▶ **SHORT TASK**: Each line of the listing must be transcribed exactly, except for the images, which should be excluded.

▶ **MATERIAL**:
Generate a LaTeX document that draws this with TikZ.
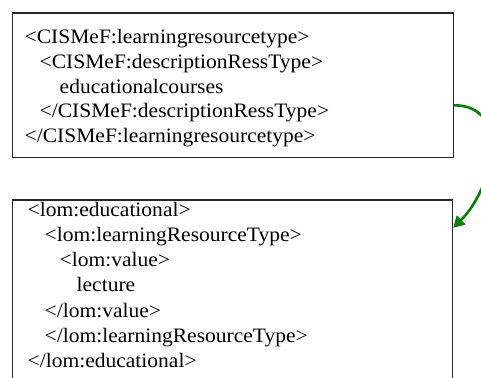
\documentclass[tikz,border=0pt]{standalone}
\usepackage{fontspec}
\setmainfont{Liberation Serif}
\usetikzlibrary{calc,arrows.meta}
\definecolor{arrowgreen}{RGB}{0,128,0}
\newcommand\xmlstretch[1]{\scalebox{1.05}[1]{#1}}
\tikzset{
  xmlbox/.style={draw=black!85, line width=1.3pt, anchor=north west, inner sep=0pt},
  xmlline/.style={anchor=base west, inner sep=0pt, font=\fontsize{20.5}{24}\selectfont},
  convarrow/.style={draw=arrowgreen, line width=2.6pt, -{Triangle[length=11pt,width=12pt]}}
}
\begin{document}
\begin{tikzpicture}[x=1pt,y=-1pt]
\useasboundingbox (0,0) rectangle (481,377);
\clip (0,0) rectangle (481,377);
\node[xmlbox, minimum width=441pt, minimum height=144.5pt] (top) at (11.7,12.3) {};
\node[xmlbox, minimum width=440.3pt, minimum height=200pt] (bot) at (11.7,199.3) {};
% top text
\node[xmlline] (t1) at (24.5,44) {\xmlstretch{<CISMeF:learningresourcetype>}};
\node[xmlline] (t2) at (39.5,68.5) {\xmlstretch{<CISMeF:descriptionRessType>}};
\node[xmlline] (t3) at (59.5,93) {\xmlstretch{educationalcourses}};
\node[xmlline] (t4) at (39.5,117.5) {\xmlstretch{</CISMeF:descriptionRessType>}};
\node[xmlline] (t5) at (24.5,142) {\xmlstretch{</CISMeF:learningresourcetype>}};
% bottom text
\node[xmlline] (b1) at (27.5,216) {\xmlstretch{<lom:educational>}};
\node[xmlline] (b2) at (44.5,241.3) {\xmlstretch{<lom:learningResourceType>}};
\node[xmlline] (b3) at (59.5,266.6) {\xmlstretch{<lom:value>}};
\node[xmlline] (b4) at (76.5,291.9) {\xmlstretch{lecture}};
\node[xmlline] (b5) at (44.5,317.2) {\xmlstretch{</lom:value>}};
\node[xmlline] (b6) at (44.5,342.5) {\xmlstretch{</lom:learningResourceType>}};
\node[xmlline] (b7) at (27.5,367.8) {\xmlstretch{</lom:educational>}};
% arrow
\coordinate (from) at ($(top.north east)+(0,93)$);
\coordinate (to) at ($(bot.north east)+(0,28.5)$);
\draw[convarrow] (from) to[out=0,in=45,looseness=1.2] (to);
\end{tikzpicture}
\end{document}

▶ **SOLUTION FOR THIS TASK**:
Generate a LaTeX document that draws this with TikZ.
\documentclass[tikz,border=0pt]{standalone}
\usepackage{fontspec}
\setmainfont{Liberation Serif}
\usetikzlibrary{calc,arrows.meta}
\definecolor{arrowgreen}{RGB}{0,128,0}
\newcommand\xmlstretch[1]{\scalebox{1.05}[1]{#1}}
\tikzset{
  xmlbox/.style={draw=black!85, line width=1.3pt, anchor=north west, inner sep=0pt},
  xmlline/.style={anchor=base west, inner sep=0pt, font=\fontsize{20.5}{24}\selectfont},
  convarrow/.style={draw=arrowgreen, line width=2.6pt, -{Triangle[length=11pt,width=12pt]}}
}
\begin{document}
\begin{tikzpicture}[x=1pt,y=-1pt]
\useasboundingbox (0,0) rectangle (481,377);
\clip (0,0) rectangle (481,377);
\node[xmlbox, minimum width=441pt, minimum height=144.5pt] (top) at (11.7,12.3) {};
\node[xmlbox, minimum width=440.3pt, minimum height=200pt] (bot) at (11.7,199.3) {};
% top text
\node[xmlline] (t1) at (24.5,44) {\xmlstretch{<CISMeF:learningresourcetype>}};
\node[xmlline] (t2) at (39.5,68.5) {\xmlstretch{<CISMeF:descriptionRessType>}};
\node[xmlline] (t3) at (59.5,93) {\xmlstretch{educationalcourses}};
\node[xmlline] (t4) at (39.5,117.5) {\xmlstretch{</CISMeF:descriptionRessType>}};
\node[xmlline] (t5) at (24.5,142) {\xmlstretch{</CISMeF:learningresourcetype>}};
% bottom text
\node[xmlline] (b1) at (27.5,216) {\xmlstretch{<lom:educational>}};
\node[xmlline] (b2) at (44.5,241.3) {\xmlstretch{<lom:learningResourceType>}};
\node[xmlline] (b3) at (59.5,266.6) {\xmlstretch{<lom:value>}};
\node[xmlline] (b4) at (76.5,291.9) {\xmlstretch{lecture}};
\node[xmlline] (b5) at (44.5,317.2) {\xmlstretch{</lom:value>}};
\node[xmlline] (b6) at (44.5,342.5) {\xmlstretch{</lom:learningResourceType>}};
\node[xmlline] (b7) at (27.5,367.8) {\xmlstretch{</lom:educational>}};
% arrow
\coordinate (from) at ($(top.north east)+(0,93)$);
\coordinate (to) at ($(bot.north east)+(0,28.5)$);
\draw[convarrow] (from) to[out=0,in=45,looseness=1.2] (to);
\end{tikzpicture}
\end{document}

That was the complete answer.